When Klaue and his henchman Erik Stevens (Michael B. Jordan) steal a Wakandan artifact containing vibranium from a London Museum and plan to sell it to undercover CIA agent Everett K. Ross (Martin Freeman) in South Korea, Klaue is caught by T’Challa and released into Ross’ custody. Klaue tells Ross that Wakanda is in fact technologically advanced, Erik attacks and escapes with Klaue, wounding Ross in the process. T’Challa takes Ross to Wakanda, where their technology can save his life.

Erik Stevens, allegedly a U.S. Black Ops soldier calling himself Killmonger, is in fact a Wakandan Royal and claims the throne. He defeats T’Challa and hurls him over a waterfall, takes the Black Panther herb, and plans to spread Wakandan weapons throughout the world. Like every megalomaniac villain his goal is to make everyone free under his total control. T’Challa’s supporters flee to the Jabari tribe, hidden in the mountains, for help. They find that the Jabari have found T-Challa, who is in a coma. With the herb, he is cured of his injuries and returns to fight Killmonger, who has equal powers and his own Black Panther suit.

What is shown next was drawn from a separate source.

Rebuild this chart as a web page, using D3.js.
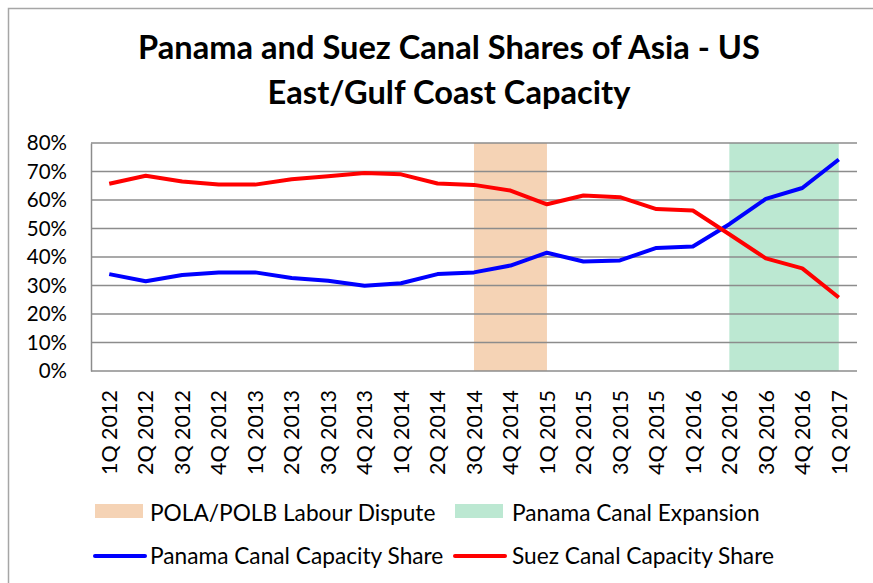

T’Challa is supported by his young sister (Letitia Wright) who is head of technology, his former lover and spy Nakia (Lupita Nyong’o), head of the Dora Milase all-female special forces royal bodyguard (Okoye Gurira) who is wonderful in this movie, by CIA-guy Ross remotely flying a Wakandan drone-ship, T’Challa’s best friend and Head of Security W’Kabi (Daniel Kaluuya), Queen Mother Ramunda (Angela Bassett), and elder stateman Zuri (Forest Whitaker). Trevor Noah was the voice of the AI piloting the drone-ship. Killmonger, defeated and wounded, refuses to be healed, preferring to die a free man than live in prison. T’Challa opens Wakanda to the world.

Director Brian Coogler was inspired by Ta-Nehisi Coates’ writing of the Black Panther comic, as well as the art of Jack Kirby, Brian Stelfreeze, and Christopher Priest. The battles are astonishing, the high-tech car-chase in South Korea exciting, the female warriors glorious, and the whole movie is gorgeous. Like the Thor movies, set design is a character in the movie. I imagine the word Afro-futuristic existed before this movie, but this must be its finest example. The art of many African countries appeared in the costumes, as well as bits of Issey Miyake, Yves Saint Laurent, and Donna Karen. There were 700 costumes in the film. The chase-scene was made up of sequences from Bullitt, Drive, and French Connection. For the music, composer Ludwig Goransson went to Africa to study its music and instruments. It rated 97% on Rotten Tomatoes and is the only superhero movie to be nominated for the best picture Oscar. There is in fact a real-life mineral called Coltan that pretty much exists only in Congo, but I’m sorry to say it’s no good for superhero weapons and shields.